▶ [Records contained in a dataset]:
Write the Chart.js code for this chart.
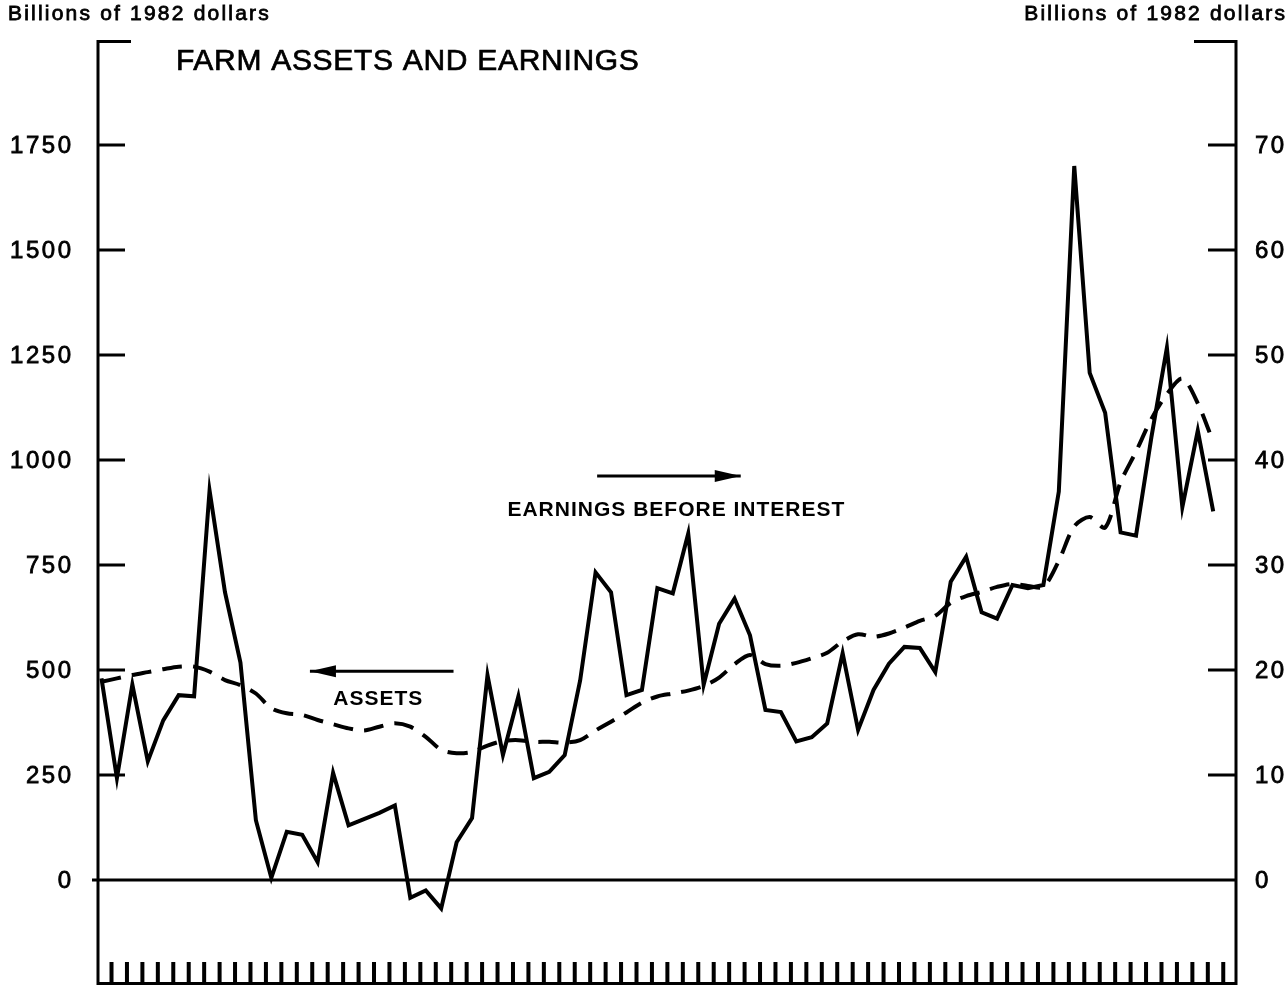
<!DOCTYPE html>
<html>
<head>
<meta charset="utf-8">
<title>Farm Assets and Earnings</title>
<script src="https://cdn.jsdelivr.net/npm/chart.js@4.4.0/dist/chart.umd.min.js"></script>
<style>
  html, body { margin: 0; padding: 0; background: #fff; }
  #wrap { width: 1288px; height: 986px; }
</style>
</head>
<body>
<div id="wrap"><canvas id="farmChart" width="1288" height="986"></canvas></div>
<script>
// years on the x axis (one tick per year)
const years = Array.from({ length: 73 }, (_, i) => 1910 + i);

// earnings before interest, billions of 1982 dollars (right axis)
const earnings = [
    19.2, 9.7, 18.6, 11.3, 15.2, 17.6, 17.5, 37.1, 27.4, 20.7,
    5.7, 0.2, 4.6, 4.3, 1.7, 10.2, 5.2, 5.8, 6.4, 7.1,
    -1.7, -1.0, -2.7, 3.6, 5.9, 19.5, 11.9, 17.5, 9.7, 10.3,
    11.9, 19.0, 29.3, 27.4, 17.6, 18.1, 27.8, 27.3, 33.0, 18.6,
    24.4, 26.8, 23.3, 16.2, 16.0, 13.2, 13.6, 14.9, 21.6, 14.3,
    18.1, 20.6, 22.2, 22.1, 19.8, 28.4, 30.8, 25.5, 24.9, 28.1,
    27.8, 28.1, 37.0, 68.0, 48.3, 44.5, 33.1, 32.8, 42.2, 50.7,
    35.5, 42.8, 35.1
];

// farm assets, billions of 1982 dollars (left axis)
const assets = [
    472, 480, 488, 495, 502, 508, 508, 496, 476, 464,
    444, 409, 397, 393, 381, 371, 361, 356, 365, 373,
    365, 341, 310, 302, 305, 320, 331, 333, 329, 329,
    327, 333, 356, 377, 399, 422, 437, 444, 451, 462,
    482, 514, 536, 514, 510, 517, 528, 541, 568, 585,
    579, 587, 601, 617, 629, 660, 676, 686, 698, 705,
    700, 698, 760, 842, 864, 839, 947, 1020, 1098, 1157,
    1194, 1135, 1043
];

// tick labels
const leftTicks = [0, 250, 500, 750, 1000, 1250, 1500, 1750];
const rightTicks = [0, 10, 20, 30, 40, 50, 60, 70];

const FONT = '"Liberation Sans", Arial, sans-serif';

// text with tracking, canvas letterSpacing adds space after the last glyph too
// heavy > 0 adds a thin outline to mimic the dark print of the original
function drawText(ctx, str, x, y, size, weight, spacing, align, heavy) {
    ctx.save();
    ctx.font = weight + ' ' + size + 'px ' + FONT;
    ctx.letterSpacing = spacing + 'px';
    ctx.fillStyle = '#000';
    ctx.strokeStyle = '#000';
    ctx.textBaseline = 'alphabetic';
    ctx.textAlign = 'left';
    const w = ctx.measureText(str).width - spacing;
    let sx = x;
    if (align === 'right') sx = x - w;
    if (align === 'center') sx = x - w / 2;
    ctx.fillText(str, sx, y);
    if (heavy) {
        ctx.lineWidth = heavy;
        ctx.strokeText(str, sx, y);
    }
    ctx.restore();
}

function arrow(ctx, x1, x2, y, headLeft) {
    ctx.save();
    ctx.strokeStyle = '#000';
    ctx.fillStyle = '#000';
    ctx.lineWidth = 3;
    ctx.beginPath();
    ctx.moveTo(x1, y);
    ctx.lineTo(x2, y);
    ctx.stroke();
    const tip = headLeft ? x1 : x2;
    const dir = headLeft ? 1 : -1;
    ctx.beginPath();
    ctx.moveTo(tip, y);
    ctx.lineTo(tip + dir * 26, y - 6);
    ctx.lineTo(tip + dir * 26, y + 6);
    ctx.closePath();
    ctx.fill();
    ctx.restore();
}

const framePlugin = {
    id: 'frame',
    beforeDatasetsDraw(chart) {
        const ctx = chart.ctx;
        const { left, right, top, bottom } = chart.chartArea;
        const x = chart.scales.x, y = chart.scales.y, y1 = chart.scales.y1;
        const L = left + 1, R = right - 1;

        ctx.save();
        ctx.strokeStyle = '#000';
        ctx.lineCap = 'butt';
        ctx.lineWidth = 3;

        ctx.beginPath();
        // side axes
        ctx.moveTo(L, top); ctx.lineTo(L, bottom);
        ctx.moveTo(R, top); ctx.lineTo(R, bottom);
        // top corner caps
        ctx.moveTo(L - 1.5, top + 1.5); ctx.lineTo(L + 33, top + 1.5);
        ctx.moveTo(R - 42, top + 1.5); ctx.lineTo(R + 1.5, top + 1.5);
        // bottom line
        ctx.moveTo(L, bottom - 1.5); ctx.lineTo(R, bottom - 1.5);
        // zero line
        const y0 = y.getPixelForValue(0);
        ctx.moveTo(L - 6, y0); ctx.lineTo(R, y0);
        ctx.stroke();

        // inner tick marks on both value axes
        ctx.beginPath();
        leftTicks.forEach(v => {
            if (v === 0) return;
            const py = y.getPixelForValue(v);
            ctx.moveTo(L, py); ctx.lineTo(L + 27, py);
        });
        rightTicks.forEach(v => {
            if (v === 0) return;
            const py = y1.getPixelForValue(v);
            ctx.moveTo(R - 28, py); ctx.lineTo(R, py);
        });
        ctx.stroke();

        // year ticks along the bottom
        ctx.lineWidth = 4;
        ctx.beginPath();
        years.forEach(yr => {
            const px = x.getPixelForValue(yr + 0.65);
            ctx.moveTo(px, bottom - 23); ctx.lineTo(px, bottom);
        });
        ctx.stroke();
        ctx.restore();
    },
    afterDraw(chart) {
        const ctx = chart.ctx;
        const x = chart.scales.x, y = chart.scales.y, y1 = chart.scales.y1;

        // axis tick labels
        leftTicks.forEach(v => {
            drawText(ctx, String(v), 71, y.getPixelForValue(v) + 8, 24, 'normal', 2.5, 'right', 0.8);
        });
        rightTicks.forEach(v => {
            drawText(ctx, String(v), 1255, y1.getPixelForValue(v) + 8, 24, 'normal', 2.5, 'left', 0.8);
        });

        // unit captions and title
        drawText(ctx, 'Billions of 1982 dollars', 8, 20, 21, 'normal', 2.2, 'left', 0.8);
        drawText(ctx, 'Billions of 1982 dollars', 1285, 20, 21, 'normal', 2.2, 'right', 0.8);
        drawText(ctx, 'FARM ASSETS AND EARNINGS', 176, 70, 30, 'normal', 0.7, 'left', 0.7);

        // series labels with arrows pointing at their axis
        arrow(ctx, x.getPixelForValue(1923.5), x.getPixelForValue(1932.8), y.getPixelForValue(497), true);
        drawText(ctx, 'ASSETS', x.getPixelForValue(1927.9), y.getPixelForValue(436) + 8, 21, 'bold', 1, 'center');
        arrow(ctx, x.getPixelForValue(1942.1), x.getPixelForValue(1951.4), y.getPixelForValue(962), false);
        drawText(ctx, 'EARNINGS BEFORE INTEREST', x.getPixelForValue(1947.2), y.getPixelForValue(886) + 8, 21, 'bold', 1, 'center');
    }
};

const ctx = document.getElementById('farmChart').getContext('2d');

new Chart(ctx, {
    type: 'line',
    data: {
        datasets: [
            {
                label: 'Earnings before interest',
                data: years.map((yr, i) => ({ x: yr, y: earnings[i] })),
                yAxisID: 'y1',
                borderColor: '#000',
                borderWidth: 4,
                pointRadius: 0,
                tension: 0,
                borderJoinStyle: 'miter'
            },
            {
                label: 'Assets',
                data: years.map((yr, i) => ({ x: yr, y: assets[i] })),
                yAxisID: 'y',
                borderColor: '#000',
                borderWidth: 4,
                borderDash: [20, 11],
                pointRadius: 0,
                tension: 0.3
            }
        ]
    },
    options: {
        responsive: false,
        devicePixelRatio: 1,
        animation: false,
        layout: { padding: { top: 40, bottom: 1, left: 0, right: 0 } },
        plugins: {
            legend: { display: false },
            tooltip: { enabled: false }
        },
        scales: {
            x: {
                type: 'linear',
                min: 1909.71,
                max: 1983.54,
                display: false
            },
            y: {
                position: 'left',
                min: -250,
                max: 2000,
                grid: { display: false },
                border: { display: false },
                ticks: { display: false },
                afterFit: s => { s.width = 97; }
            },
            y1: {
                position: 'right',
                min: -10,
                max: 80,
                grid: { display: false },
                border: { display: false },
                ticks: { display: false },
                afterFit: s => { s.width = 51; }
            }
        }
    },
    plugins: [framePlugin]
});
</script>
</body>
</html>
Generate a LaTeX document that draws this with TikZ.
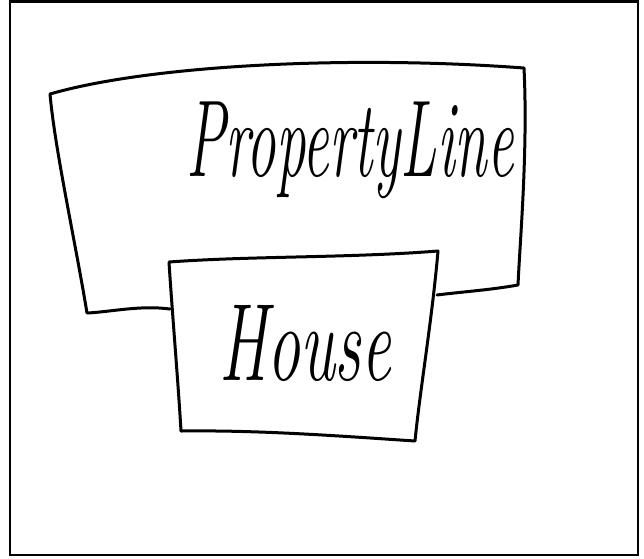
\documentclass[tikz,border=0pt]{standalone}
\tikzset{sketch/.style={line width=3pt,line join=round,line cap=round},
  hand/.style={font=\itshape}}
\begin{document}
\begin{tikzpicture}[x=1pt,y=-1pt]
\useasboundingbox (0,0) rectangle (644,558);
\draw[line width=2.2pt] (10,1.5) rectangle (638,555);
% property line
\draw[sketch] (170,309) .. controls (140,305) and (110,312) .. (87,313)
  .. controls (75,240) and (55,150) .. (50,94)
  .. controls (150,65) and (350,55) .. (524,68)
  .. controls (528,150) and (520,240) .. (518,285)
  .. controls (490,290) and (460,292) .. (437,295);
\node[hand] (plabel) at (350,150) {\scalebox{0.62}[1.15]{\fontsize{95}{95}\selectfont PropertyLine}};
% house
\draw[sketch] (169,262) .. controls (250,256) and (350,258) .. (438,251)
  .. controls (432,320) and (420,390) .. (415,441)
  .. controls (340,436) and (260,430) .. (181,431)
  .. controls (178,380) and (172,310) .. cycle;
\node[hand] (hlabel) at (305,343) {\scalebox{0.75}[1.25]{\fontsize{88}{88}\selectfont House}};
\end{tikzpicture}
\end{document}
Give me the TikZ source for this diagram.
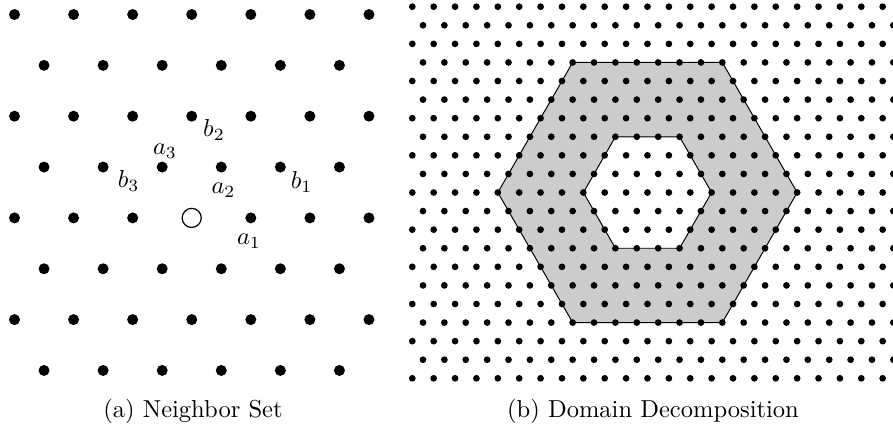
\documentclass[tikz,border=0pt]{standalone}
\usepackage{tikz}
\tikzset{
  bigdot/.style={fill=black},
  smalldot/.style={fill=black},
  origin/.style={draw=black, line width=0.5pt, fill=white},
  ring/.style={draw=black, thin, fill=black!20, even odd rule},
  lbl/.style={inner sep=0pt},
  capt/.style={anchor=base, inner sep=0pt}
}

\begin{document}
\begin{tikzpicture}[x=0.4078pt,y=-0.4078pt]
			\useasboundingbox (0,0) rectangle (893,428);
			%%%%% NEIGHBOR SET %%%%%
			\foreach \j in {0,2,4,6}{
				\foreach \k in {0,...,6}{
					\fill[bigdot] (14.5+59.08*\k, 14.5+50.85*\j) circle (2.24pt);
				}
			}
			\foreach \j in {1,3,5,7}{
				\foreach \k in {0,...,5}{
					\fill[bigdot] (44.04+59.08*\k, 14.5+50.85*\j) circle (2.24pt);
				}
			}
			\draw[origin] (191.7, 217.9) circle (3.9pt);
			
			\node[lbl] (a1) at (249, 241) {$a_1$};
			\node[lbl] (a2) at (223.5, 190.5) {$a_2$};
			\node[lbl] (a3) at (165, 151) {$a_3$};
			\node[lbl] (b1) at (301.7, 182) {$b_1$};
			\node[lbl] (b2) at (214, 130) {$b_2$};
			\node[lbl] (b3) at (128.7, 181) {$b_3$};
			
			\node[capt] (capa) at (193, 417) {(a) Neighbor Set};
			
			%%%%% DOMAIN DECOMPOSITION %%%%%
			\draw[ring] (497.84, 192.5) -- (572.67, 62.44) -- (722.33, 62.44) -- (797.16, 192.5)
				-- (722.33, 322.56) -- (572.67, 322.56) -- cycle
				(583.36, 192.5) -- (615.43, 136.76) -- (679.57, 136.76) -- (711.64, 192.5)
				-- (679.57, 248.24) -- (615.43, 248.24) -- cycle;
			
			\foreach \j in {0,...,20}{
				\pgfmathsetmacro\off{mod(\j,2)*10.69}
				\foreach \k in {0,...,22}{
					\fill[smalldot] (412.3+\off+21.38*\k, 6.7+18.58*\j) circle (1.37pt);
				}
			}
			
			\node[capt] (capb) at (653, 417) {(b) Domain Decomposition};
			%%%%% END %%%%%
\end{tikzpicture}
\end{document}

▶ [Task to carry out]: Transcribe, from the records above, the first line and every line after it up to and including the line with "i) => 1910 + i);"; omit pictures.

▶ [Written solution]:
Write the Chart.js code for this chart.
<!DOCTYPE html>
<html>
<head>
<meta charset="utf-8">
<title>Farm Assets and Earnings</title>
<script src="https://cdn.jsdelivr.net/npm/chart.js@4.4.0/dist/chart.umd.min.js"></script>
<style>
  html, body { margin: 0; padding: 0; background: #fff; }
  #wrap { width: 1288px; height: 986px; }
</style>
</head>
<body>
<div id="wrap"><canvas id="farmChart" width="1288" height="986"></canvas></div>
<script>
// years on the x axis (one tick per year)
const years = Array.from({ length: 73 }, (_, i) => 1910 + i);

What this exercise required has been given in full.